Mark Johnson, an attorney for the ACLU, said the Attorney General’s Office has been “completely silent” on the issue of recognition.
Schmidt’s spokeswoman, Jennifer Rapp, said in an e-mail that the office could not comment on the question of recognition “because there is still pending litigation on this issue.” She noted that attorneys in the office continue to provide legal advice to the Cabinet secretaries named as defendants in the suit.
Witt criticized that response.
“It’s an outrage, an absolute outrage, that they can’t answer the simplest of questions, which is should gay and lesbian Kansans be treated like everybody else or should we still be segregated under law,” he said. “This is not rocket science.”
Kerry Wilks, a Wichita resident who is a plaintiff in the ACLU suit, said there is nothing for the state to study.
“The reason we have all of these stall tactics is because there is this deep-founded belief that we are ‘less than,’” Wilks said. “And they are going to continue with whatever mechanism is possible to ensure that we are treated as less than equal as someone else in Kansas. … That is hatred and bigotry.”
A federal district court ruled Thursday that Louisiana – a state that had also held off on recognizing same-sex marriages at the state level – must offer the same rights and privileges to same-sex couples as it does heterosexual couples, specifically noting that same-sex couples must be allowed to file their taxes jointly.
Republican officials nationwide have pressed the issue of religious liberty in the wake of the Supreme Court ruling.
Kansas has had several contentious debates on that issue in recent years and appears poised for more.

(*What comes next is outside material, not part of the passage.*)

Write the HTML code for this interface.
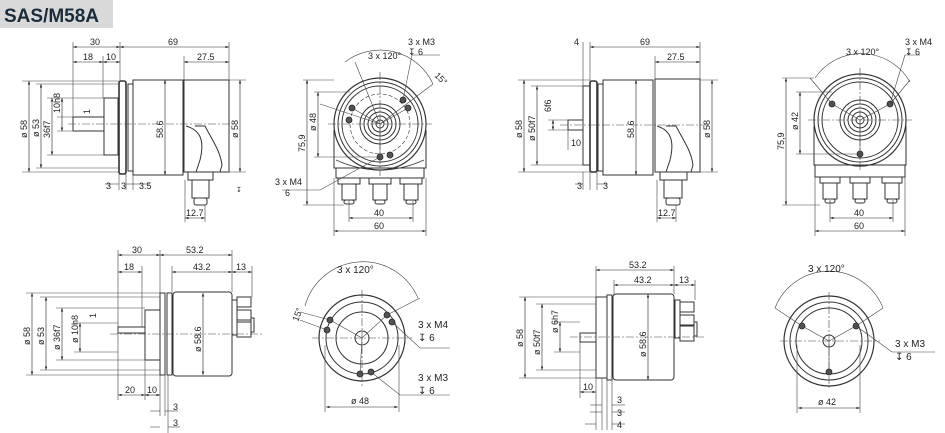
<!DOCTYPE html>
<html><head><meta charset="utf-8"><style>
html,body{margin:0;padding:0;background:#fff;}
svg{display:block;}
text{font-family:"Liberation Sans",sans-serif;font-size:9px;fill:#222;}
</style></head><body>
<svg width="945" height="433" viewBox="0 0 945 433" xmlns="http://www.w3.org/2000/svg">
<defs>
<marker id="a" viewBox="0 0 6 6" refX="6" refY="3" markerWidth="6" markerHeight="6" orient="auto-start-reverse"><path d="M0,1 L6,3 L0,5z" fill="#222"/></marker>
</defs>
<rect x="0" y="0" width="113" height="28" fill="#d9d9d9"/>
<text x="4" y="22" style="font-size:19px;font-weight:bold;fill:#1c2b3a">SAS/M58A</text>

<g fill="none" stroke="#333" stroke-width="1">
<rect x="73" y="117" width="31" height="14"/>
<rect x="104" y="98" width="14" height="57"/>
<rect x="119" y="81" width="7" height="93" rx="2" stroke-width="1.6"/>
<rect x="133" y="80" width="50" height="95"/>
<rect x="128" y="84" width="5" height="87"/>
<path d="M184,80 H229 V172 H184 Z"/>
<path d="M186,126 C200,130 205,140 200,160 L196,172 M205,126 C212,140 220,150 222,165 L220,172 M195,126 L205,126"/>
<rect x="188" y="172" width="25" height="8"/>
<rect x="192" y="180" width="17" height="18"/>
<rect x="194" y="198" width="13" height="7" rx="2"/>
<circle cx="380" cy="124" r="46" stroke-width="1.2"/>
<circle cx="380" cy="124" r="42"/>
<circle cx="380" cy="124" r="38"/>
<circle cx="380" cy="124" r="30" stroke-dasharray="4 2" stroke-width="0.6"/>
<circle cx="380" cy="124" r="4"/><circle cx="380" cy="124" r="8"/><circle cx="380" cy="124" r="12"/><circle cx="380" cy="124" r="16"/><circle cx="380" cy="124" r="20"/>
<path d="M334,130 V168 H426 V130"/>
<path d="M336,160 Q380,180 424,160" stroke-width="0.7"/>
<rect x="336" y="168" width="88" height="10"/>
<rect x="338" y="178" width="22" height="6"/><rect x="342" y="184" width="14" height="16"/><rect x="344" y="200" width="10" height="4" rx="2"/>
<rect x="369" y="178" width="22" height="6"/><rect x="373" y="184" width="14" height="16"/><rect x="375" y="200" width="10" height="4" rx="2"/>
<rect x="400" y="178" width="22" height="6"/><rect x="404" y="184" width="14" height="16"/><rect x="406" y="200" width="10" height="4" rx="2"/>
<rect x="568" y="120" width="15" height="10"/>
<rect x="583" y="86" width="7" height="79"/>
<rect x="590" y="81" width="7" height="91" rx="2" stroke-width="1.6"/>
<rect x="598" y="84" width="5" height="87"/>
<rect x="603" y="80" width="50" height="95"/>
<path d="M655,79 H700 V172 H655 Z"/>
<path d="M657,126 C670,130 675,140 670,160 L666,172 M676,126 C683,140 691,150 693,165 L691,172 M666,126 L676,126"/>
<rect x="660" y="172" width="27" height="8"/><rect x="664" y="180" width="18" height="18"/><rect x="666" y="198" width="14" height="7" rx="2"/>
<circle cx="860" cy="120" r="46" stroke-width="1.2"/>
<circle cx="860" cy="120" r="42"/>
<circle cx="860" cy="120" r="38"/>
<circle cx="860" cy="120" r="4"/><circle cx="860" cy="120" r="8"/><circle cx="860" cy="120" r="12"/><circle cx="860" cy="120" r="16"/><circle cx="860" cy="120" r="20"/>
<path d="M814,126 V165 H906 V126"/>
<rect x="815" y="165" width="90" height="12"/>
<rect x="820" y="177" width="20" height="6"/><rect x="823" y="183" width="14" height="16"/><rect x="825" y="199" width="10" height="4" rx="2"/>
<rect x="850" y="177" width="20" height="6"/><rect x="853" y="183" width="14" height="16"/><rect x="855" y="199" width="10" height="4" rx="2"/>
<rect x="882" y="177" width="20" height="6"/><rect x="885" y="183" width="14" height="16"/><rect x="887" y="199" width="10" height="4" rx="2"/>
<rect x="118" y="327" width="27" height="6"/>
<rect x="145" y="310" width="15" height="50"/>
<rect x="160" y="293" width="5" height="82"/>
<rect x="167" y="293" width="5" height="82"/>
<rect x="173" y="292" width="59" height="84" rx="3"/>
<rect x="232" y="300" width="5" height="35"/>
<rect x="237" y="297" width="14" height="10"/><rect x="237" y="310" width="14" height="10"/>
<rect x="237" y="322" width="14" height="15"/><rect x="251" y="318" width="3" height="14"/>
<circle cx="362" cy="338" r="43" stroke-width="1.2"/>
<circle cx="362" cy="338" r="36"/>
<circle cx="362" cy="338" r="26"/>
<circle cx="362" cy="338" r="7"/>
<rect x="580" y="333" width="16" height="9"/>
<rect x="596" y="297" width="11" height="81"/>
<rect x="607" y="295" width="5" height="85"/>
<rect x="613" y="294" width="61" height="86" rx="3"/>
<rect x="675" y="300" width="5" height="38"/>
<rect x="680" y="302" width="14" height="10"/><rect x="680" y="315" width="14" height="10"/>
<rect x="680" y="326" width="14" height="15"/><rect x="694" y="322" width="3" height="14"/>
<circle cx="829" cy="341" r="45" stroke-width="1.2"/>
<circle cx="829" cy="341" r="39"/>
<circle cx="829" cy="341" r="33"/>
<circle cx="829" cy="341" r="6"/>
</g>

<g fill="#555" stroke="#222" stroke-width="0.8">
<circle cx="352" cy="108" r="3"/><circle cx="349" cy="120" r="3"/><circle cx="403" cy="100" r="3"/><circle cx="408" cy="108" r="3"/><circle cx="380" cy="157" r="3"/><circle cx="390" cy="155" r="3"/>
<circle cx="832" cy="104" r="3"/><circle cx="890" cy="104" r="3"/><circle cx="860" cy="154" r="3"/>
<circle cx="330" cy="320" r="3"/><circle cx="327" cy="330" r="3"/><circle cx="387" cy="315" r="3"/><circle cx="392" cy="322" r="3"/><circle cx="360" cy="374" r="3"/><circle cx="371" cy="372" r="3"/>
<circle cx="802" cy="326" r="3"/><circle cx="856" cy="326" r="3"/><circle cx="829" cy="372" r="3"/>
</g>

<g stroke="#444" stroke-width="0.6" stroke-dasharray="8 2 2 2" fill="none">
<path d="M68,124 H235"/><path d="M560,125 H708"/>
<path d="M328,124 H432 M380,72 V176"/><path d="M808,120 H912 M860,68 V170"/>
<path d="M110,334 H262"/><path d="M570,337 H705"/>
<path d="M312,338 H412 M362,290 V386"/><path d="M780,341 H880 M829,292 V390"/>
</g>

<g stroke="#444" stroke-width="0.6" fill="none">
<path d="M352,108 L380,124 L408,108 M380,124 L380,157 M380,124 L433,84 M380,124 L320,104 M380,124 L355,62"/>
<path d="M832,104 L860,120 L890,104 M860,120 V154 M832,104 L810,78 M890,104 L910,80"/>
<path d="M330,320 L362,338 L387,315 M362,338 L360,374 M330,320 L300,312 M387,315 L420,298 M327,330 L300,320"/>
<path d="M802,326 L829,341 L856,326 M829,341 V372 M802,326 L775,308 M856,326 L883,308"/>
<path d="M345,62 A58,58 0 0 1 433,84" /><path d="M815,78 A56,56 0 0 1 910,82"/>
<path d="M305,306 A60,60 0 0 1 418,298"/><path d="M775,308 A58,58 0 0 1 883,308"/>
<path d="M403,100 L412,55 H440"/><path d="M380,157 L320,190 H282"/>
<path d="M890,104 L905,55 H920"/>
<path d="M392,322 L420,348 H450"/><path d="M371,372 L400,395 H450"/>
<path d="M856,326 L892,352 H935"/>
<path d="M73,42 V117 M120,42 V81 M229,42 V80 M103,56 V98 M184,56 V80"/>
<path d="M22,81 H119 M36,84 H119 M47,98 H104 M47,155 H104 M57,117 H73 M57,131 H73 M36,168 H119 M22,172 H119 M229,80 H246 M229,172 H246"/>
<path d="M119,174 V190 M126,174 V190 M133,175 V190 M185,180 V222 M205,205 V222"/>
<path d="M303,80 H334 M303,205 H344 M314,92 H350 M314,157 H380 M349,200 V222 M413,200 V222 M334,178 V236 M426,178 V236"/>
<path d="M583,42 V86 M590,42 V81 M700,42 V79 M655,56 V79"/>
<path d="M518,80 H590 M531,86 H583 M531,165 H583 M518,172 H590 M548,120 H568 M548,130 H568 M568,130 V150 M700,80 H718 M700,172 H718 M583,172 V190 M590,172 V190 M597,172 V190 M657,180 V222 M676,205 V222"/>
<path d="M782,78 H814 M782,205 H820 M796,92 H832 M796,154 H860 M830,200 V222 M893,200 V222 M815,177 V236 M905,177 V236"/>
<path d="M118,250 V400 M160,250 V293 M232,250 V292 M142,266 V327 M172,266 V292 M252,266 V297 M145,360 V400 M160,375 V416 M165,375 V416 M168,375 V434"/>
<path d="M26,293 H160 M40,297 H160 M56,308 H145 M56,360 H145 M74,323 H118 M74,352 H118 M40,370 H160 M26,375 H160"/>
<path d="M325,345 V412 M399,345 V412"/>
<path d="M596,266 V297 M674,266 V294 M614,280 V294 M695,280 V300 M580,342 V398 M596,378 V430 M602,378 V430 M607,378 V430 M612,378 V430"/>
<path d="M519,297 H596 M536,304 H596 M536,370 H596 M519,378 H596 M554,322 H580 M554,352 H580"/>
<path d="M797,345 V413 M860,345 V413"/>
</g>

<g stroke="#222" stroke-width="0.6" fill="none" marker-start="url(#a)" marker-end="url(#a)">
<path d="M73,47 H120"/><path d="M120,47 H229"/><path d="M73,62 H103"/><path d="M103,62 H120"/><path d="M184,62 H229"/>
<path d="M29,81 V172"/><path d="M41,84 V168"/><path d="M52,98 V155"/><path d="M62,98 V131"/><path d="M165,80 V175"/><path d="M240,80 V172"/>
<path d="M185,218 H205"/>
<path d="M307,80 V205"/><path d="M318,92 V157"/><path d="M349,218 H413"/><path d="M334,231 H426"/>
<path d="M590,47 H700"/><path d="M655,62 H700"/>
<path d="M524,80 V172"/><path d="M537,86 V165"/><path d="M553,120 V130"/><path d="M636,80 V175"/><path d="M712,80 V172"/><path d="M657,218 H676"/>
<path d="M786,78 V205"/><path d="M800,92 V154"/><path d="M830,218 H893"/><path d="M815,231 H905"/>
<path d="M118,255 H160"/><path d="M160,255 H232"/><path d="M118,272 H142"/><path d="M172,272 H232"/><path d="M232,272 H252"/>
<path d="M32,293 V375"/><path d="M46,297 V370"/><path d="M62,308 V360"/><path d="M80,323 V352"/><path d="M203,293 V375"/>
<path d="M118,395 H145"/><path d="M145,395 H160"/>
<path d="M326,407 H398"/>
<path d="M596,270 H674"/><path d="M614,285 H674"/><path d="M674,285 H695"/>
<path d="M525,297 V378"/><path d="M542,304 V370"/><path d="M560,322 V352"/><path d="M648,294 V380"/>
<path d="M580,392 H596"/><path d="M798,408 H860"/>
</g>
<g stroke="#222" stroke-width="0.6" fill="none">
<path d="M105,184 H119 M126,184 H140 M136,184 H150 M575,184 H583 M597,184 H607 M150,411 H160 M165,411 H178 M150,427 H160 M168,427 H180 M590,405 H602 M612,405 H625 M590,412 H602 M612,412 H625 M585,424 H596 M612,424 H625"/>
</g>

<g>
<text x="90" y="45">30</text><text x="168" y="45">69</text><text x="83" y="60">18</text><text x="106" y="60">10</text><text x="197" y="60">27.5</text>
<text x="106" y="189">3</text><text x="121" y="189">3</text><text x="139" y="189">3.5</text><text x="186" y="216">12.7</text>
<text x="236" y="192" style="font-size:7px">↧</text>
<text x="574" y="45">4</text><text x="640" y="45">69</text><text x="667" y="60">27.5</text>
<text x="577" y="189">3</text><text x="603" y="189">3</text><text x="658" y="216">12.7</text><text x="571" y="146">10</text>
<text x="374" y="216">40</text><text x="374" y="229">60</text>
<text x="854" y="216">40</text><text x="854" y="229">60</text>
<text x="368" y="59">3 x 120°</text><text x="408" y="45">3 x M3</text><text x="408" y="55">↧ 6</text>
<text x="275" y="185">3 x M4</text><text x="285" y="196">6</text>
<text x="434" y="76" transform="rotate(45 434 76)">15°</text>
<text x="846" y="55">3 x 120°</text><text x="905" y="45">3 x M4</text><text x="905" y="55">↧ 6</text>
<text x="132" y="253">30</text><text x="186" y="253">53.2</text><text x="124" y="270">18</text><text x="193" y="270">43.2</text><text x="236" y="270">13</text>
<text x="125" y="393">20</text><text x="147" y="393">10</text><text x="173" y="410">3</text><text x="173" y="426">3</text>
<text x="337" y="273" style="font-size:10px">3 x 120°</text>
<text x="298" y="322" transform="rotate(-70 298 322)">15°</text>
<text x="418" y="328" style="font-size:10px">3 x M4</text><text x="418" y="341" style="font-size:10px">↧ 6</text>
<text x="418" y="381" style="font-size:10px">3 x M3</text><text x="418" y="394" style="font-size:10px">↧ 6</text>
<text x="351" y="404">ø 48</text>
<text x="629" y="268">53.2</text><text x="634" y="283">43.2</text><text x="679" y="283">13</text>
<text x="583" y="390">10</text><text x="617" y="403">3</text><text x="617" y="416">3</text><text x="617" y="428">4</text>
<text x="808" y="272" style="font-size:10px">3 x 120°</text>
<text x="895" y="347" style="font-size:10px">3 x M3</text><text x="895" y="360" style="font-size:10px">↧ 6</text>
<text x="818" y="405">ø 42</text>
</g>
<g>
<text transform="translate(27,138) rotate(-90)">ø 58</text>
<text transform="translate(39,137) rotate(-90)">ø 53</text>
<text transform="translate(50,138) rotate(-90)">36f7</text>
<text transform="translate(60,113) rotate(-90)">10h8</text>
<text transform="translate(90,114) rotate(-90)">1</text>
<text transform="translate(163,138) rotate(-90)">58.6</text>
<text transform="translate(238,138) rotate(-90)">ø 58</text>
<text transform="translate(305,152) rotate(-90)">75,9</text>
<text transform="translate(316,131) rotate(-90)">ø 48</text>
<text transform="translate(522,138) rotate(-90)">ø 58</text>
<text transform="translate(535,141) rotate(-90)">ø 50f7</text>
<text transform="translate(551,112) rotate(-90)">6f6</text>
<text transform="translate(634,138) rotate(-90)">58.6</text>
<text transform="translate(710,138) rotate(-90)">ø 58</text>
<text transform="translate(784,150) rotate(-90)">75,9</text>
<text transform="translate(798,130) rotate(-90)">ø 42</text>
<text transform="translate(30,345) rotate(-90)">ø 58</text>
<text transform="translate(44,345) rotate(-90)">ø 53</text>
<text transform="translate(60,350) rotate(-90)">ø 36f7</text>
<text transform="translate(78,343) rotate(-90)">ø 10h8</text>
<text transform="translate(96,318) rotate(-90)">1</text>
<text transform="translate(201,352) rotate(-90)">ø 58.6</text>
<text transform="translate(523,347) rotate(-90)">ø 58</text>
<text transform="translate(540,355) rotate(-90)">ø 50f7</text>
<text transform="translate(558,333) rotate(-90)">ø 6h7</text>
<text transform="translate(646,357) rotate(-90)">ø 58.6</text>
</g>
</svg>
</body></html>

Texas Attorney General Ken Paxton has interpreted that state’s religious freedom law as allowing individual clerks the right to refuse to serve same-sex couples seeking a marriage license if they object on religious grounds.
Kansas passed its own religious freedom law in 2013. Schmidt’s office would not say whether the Sunflower State’s law could be interpreted as Paxton was interpreting Texas’ law.
Senate Vice President Jeff King, R-Independence, who helped craft the 2013 law, said it restricts government from compelling a person to act against his religious beliefs, meaning that it would protect a clergy member from being forced to perform a wedding. He was uncertain whether that legal protection would extend to government employees.
“That was not a scenario that was ever discussed, nor personally from the standpoint ever thought about in the context of the 2013 religious freedom law,” King said, adding that whether the law extended to government clerks would be up to the courts and attorney general to decide.
In 2014, the Kansas House passed a bill that would have enabled government clerks and employees at businesses to refuse to serve same-sex couples. It was scuttled by Senate leaders after it inspired international backlash.
Brownback floated the idea of a new religious freedom law in the next legislative session. “We’re looking at that,” he said Thursday, without providing details.
Senate President Susan Wagle, R-Wichita, who played a key role in killing the 2014 bill, suggested to the Associated Press last week that lawmakers might need to revisit the issue.
But Thursday she said she thinks the state and federal constitutions and the 2013 law provide the necessary protections for religious liberty.
“It appears to me to be all-encompassing and our constitutional Bill of Rights appears to be all-encompassing,” she said. “However, that doesn’t stop lawsuits from happening.”
Wagle said government needs to ensure equal treatment – something she worried the 2014 bill threatened – but she also voiced concern that the Supreme Court ruling foretells future legal challenges for religious organizations that define marriage as a union between a man and a woman.
“Courts are rewriting law, and I believe that we’re headed towards a collision course between a deeply held right and respect for individual liberties that we have in this nation and a deeply held right and respect we have for religious liberty,” she said.
Wagle said there needs to be a clearer distinction between marriage as a legal matter and the religious institution of marriage.